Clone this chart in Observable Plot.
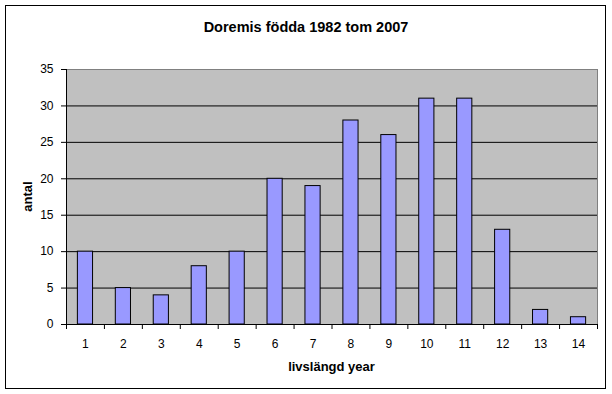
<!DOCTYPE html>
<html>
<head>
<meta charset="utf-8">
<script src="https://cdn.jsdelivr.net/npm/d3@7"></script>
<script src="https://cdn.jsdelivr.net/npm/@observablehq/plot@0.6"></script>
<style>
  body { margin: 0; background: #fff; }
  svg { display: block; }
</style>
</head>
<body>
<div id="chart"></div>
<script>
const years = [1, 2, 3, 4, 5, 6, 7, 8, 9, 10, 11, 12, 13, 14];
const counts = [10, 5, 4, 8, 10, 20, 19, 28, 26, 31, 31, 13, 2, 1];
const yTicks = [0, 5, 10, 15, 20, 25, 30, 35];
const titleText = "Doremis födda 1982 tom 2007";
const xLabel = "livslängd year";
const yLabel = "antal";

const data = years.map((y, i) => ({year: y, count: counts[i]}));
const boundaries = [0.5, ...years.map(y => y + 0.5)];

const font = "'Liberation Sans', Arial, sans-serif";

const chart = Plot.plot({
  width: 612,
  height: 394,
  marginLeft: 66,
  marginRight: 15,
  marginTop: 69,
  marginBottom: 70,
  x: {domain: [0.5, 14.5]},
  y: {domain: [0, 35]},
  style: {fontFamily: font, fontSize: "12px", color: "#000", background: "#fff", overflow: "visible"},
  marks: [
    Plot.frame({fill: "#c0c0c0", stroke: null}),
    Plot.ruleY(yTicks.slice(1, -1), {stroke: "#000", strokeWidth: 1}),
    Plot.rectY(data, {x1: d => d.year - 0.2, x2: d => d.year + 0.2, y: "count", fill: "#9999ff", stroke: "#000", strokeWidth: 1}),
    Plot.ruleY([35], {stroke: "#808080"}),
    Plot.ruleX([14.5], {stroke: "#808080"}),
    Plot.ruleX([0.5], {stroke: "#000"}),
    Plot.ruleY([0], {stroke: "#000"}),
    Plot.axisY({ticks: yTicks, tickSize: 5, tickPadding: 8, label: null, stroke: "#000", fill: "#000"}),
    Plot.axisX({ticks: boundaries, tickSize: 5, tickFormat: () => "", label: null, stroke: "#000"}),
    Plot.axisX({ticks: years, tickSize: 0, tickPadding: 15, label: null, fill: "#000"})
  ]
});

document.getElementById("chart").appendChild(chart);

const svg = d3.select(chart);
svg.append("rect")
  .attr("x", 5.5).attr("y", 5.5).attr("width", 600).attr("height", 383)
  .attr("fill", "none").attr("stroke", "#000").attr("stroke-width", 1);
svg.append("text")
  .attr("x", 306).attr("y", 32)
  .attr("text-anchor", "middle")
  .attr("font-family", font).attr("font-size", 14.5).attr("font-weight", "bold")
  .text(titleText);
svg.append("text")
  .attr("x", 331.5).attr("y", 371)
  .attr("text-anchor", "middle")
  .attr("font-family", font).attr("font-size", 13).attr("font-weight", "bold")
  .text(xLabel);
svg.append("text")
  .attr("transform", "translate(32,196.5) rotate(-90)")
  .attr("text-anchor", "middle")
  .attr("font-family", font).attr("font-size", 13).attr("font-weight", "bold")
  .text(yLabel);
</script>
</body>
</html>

○ ○ ○ ○ ○

== Task instructions ==
From the material above, copy everything exactly but the pictures.

== Solution ==
Clone this chart in Observable Plot.
<!DOCTYPE html>
<html>
<head>
<meta charset="utf-8">
<script src="https://cdn.jsdelivr.net/npm/d3@7"></script>
<script src="https://cdn.jsdelivr.net/npm/@observablehq/plot@0.6"></script>
<style>
  body { margin: 0; background: #fff; }
  svg { display: block; }
</style>
</head>
<body>
<div id="chart"></div>
<script>
const years = [1, 2, 3, 4, 5, 6, 7, 8, 9, 10, 11, 12, 13, 14];
const counts = [10, 5, 4, 8, 10, 20, 19, 28, 26, 31, 31, 13, 2, 1];
const yTicks = [0, 5, 10, 15, 20, 25, 30, 35];
const titleText = "Doremis födda 1982 tom 2007";
const xLabel = "livslängd year";
const yLabel = "antal";

const data = years.map((y, i) => ({year: y, count: counts[i]}));
const boundaries = [0.5, ...years.map(y => y + 0.5)];

const font = "'Liberation Sans', Arial, sans-serif";

const chart = Plot.plot({
  width: 612,
  height: 394,
  marginLeft: 66,
  marginRight: 15,
  marginTop: 69,
  marginBottom: 70,
  x: {domain: [0.5, 14.5]},
  y: {domain: [0, 35]},
  style: {fontFamily: font, fontSize: "12px", color: "#000", background: "#fff", overflow: "visible"},
  marks: [
    Plot.frame({fill: "#c0c0c0", stroke: null}),
    Plot.ruleY(yTicks.slice(1, -1), {stroke: "#000", strokeWidth: 1}),
    Plot.rectY(data, {x1: d => d.year - 0.2, x2: d => d.year + 0.2, y: "count", fill: "#9999ff", stroke: "#000", strokeWidth: 1}),
    Plot.ruleY([35], {stroke: "#808080"}),
    Plot.ruleX([14.5], {stroke: "#808080"}),
    Plot.ruleX([0.5], {stroke: "#000"}),
    Plot.ruleY([0], {stroke: "#000"}),
    Plot.axisY({ticks: yTicks, tickSize: 5, tickPadding: 8, label: null, stroke: "#000", fill: "#000"}),
    Plot.axisX({ticks: boundaries, tickSize: 5, tickFormat: () => "", label: null, stroke: "#000"}),
    Plot.axisX({ticks: years, tickSize: 0, tickPadding: 15, label: null, fill: "#000"})
  ]
});

document.getElementById("chart").appendChild(chart);

const svg = d3.select(chart);
svg.append("rect")
  .attr("x", 5.5).attr("y", 5.5).attr("width", 600).attr("height", 383)
  .attr("fill", "none").attr("stroke", "#000").attr("stroke-width", 1);
svg.append("text")
  .attr("x", 306).attr("y", 32)
  .attr("text-anchor", "middle")
  .attr("font-family", font).attr("font-size", 14.5).attr("font-weight", "bold")
  .text(titleText);
svg.append("text")
  .attr("x", 331.5).attr("y", 371)
  .attr("text-anchor", "middle")
  .attr("font-family", font).attr("font-size", 13).attr("font-weight", "bold")
  .text(xLabel);
svg.append("text")
  .attr("transform", "translate(32,196.5) rotate(-90)")
  .attr("text-anchor", "middle")
  .attr("font-family", font).attr("font-size", 13).attr("font-weight", "bold")
  .text(yLabel);
</script>
</body>
</html>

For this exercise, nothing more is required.